Outsoucing and CEO Pay

Posted on Wednesday 22 September 2004

Blame India Watch points out a study at Institute for Policy Studies and United for a Fair Economy titled Executive Excess’ Report: CEO Pay Soars at Companies That Send Jobs Overseas. It’s a polemic arguing that CEOs get “perverse incentives to destroy communities” by shipping jobs abroad and as such offers the usual lefty case against globalization (including the China race-to-bottom canard, which I’ll have to address at a later point).

BIW writes,

Though the pro-Civil Rights/”fair traders” are likely to be dismissed with today’s en vogue anti-left epithet of “tranzis”, their findings are useful. Unfortunately, they take a turn through “India” to get to them, as evidenced by the opening cartoon. A narrative baloon hangs over the image of three CEO types at the desk of a board member who quacks, by now predictably, “Sorry, the board is outsourcing your job to a guy in India who’ll be a CEO for a tenth of your salary.”

Sadly, I got the feeling that half of the study was just quantitative dressing for that cartoon’s point. In any case, BIW is being too charitable by calling its findings useful. Yes, CEO pay is high and growing higher. Yes, outsourcing is growing in many sectors. But correlation doesn’t equal causation. The inclusion of Oracle’s Larry Ellison in the study should be a warning flag; do the authors really think that the board sat down and voted on an astronomical compensation package because Elliott caved in and outsourced? The more likely scenario is that an insular dot-com holdout sees him as a superstar. More broadly, financial firms are represented in the study, but it’s hard to rule out that CEO pay was rising in finance for reasons other than outsourcing. In fact, one of the best cases to make against the rising CEO pays is that it’s disconnected from the company’s bottom line. It’s an imperfect principal-agent setup: CEOs get raises regardless of company performance and get rewarded as if they take risks they in fact do not. Yet the study’s authors proceed as if CEOs are the owners, not another fixed labor cost themselves (admittedly a special case of labor costs).

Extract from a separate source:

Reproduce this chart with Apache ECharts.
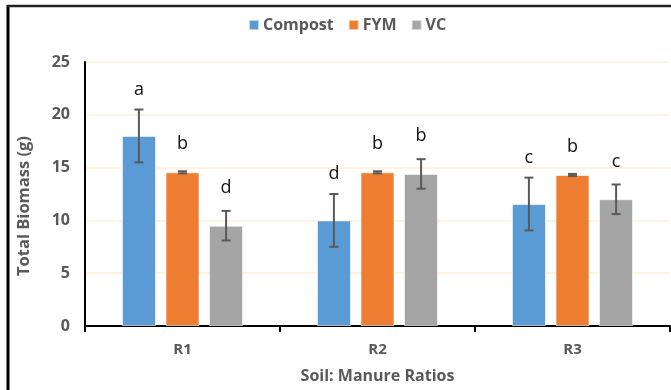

But of the broader outsourcing issue, what we have is Press Release policy writing at its worst. The purpose of the study is not to illuminate an issue, but simply to provide a meme that will be picked up by news outlets (BIW quotes Reuters), who will frame the issue in similar ways. But conceptually, the two issues are separate; high CEO pay would be a problem whether firms outsourced or not, and lower-paid CEOs in the European model might still make decisions to maximize profit through cutting labor costs. In my mind the real progressive issue should be twofold: 1) the management of the US business cycle to ensure maximum employment possible, within constraints - the proportion of white collar jobs is not going down after all; and 2) the deployment of government human services - education, health care, and child care. Not to wish outsourcing on anyone’s job, we should nonetheless welcome a chance for India and other countries to develop beyond import-export substitution. The study’s authors sneer at the “relative handful” of jobs created, but I can guarantee it’s more than created by the US importing fair trade handbags.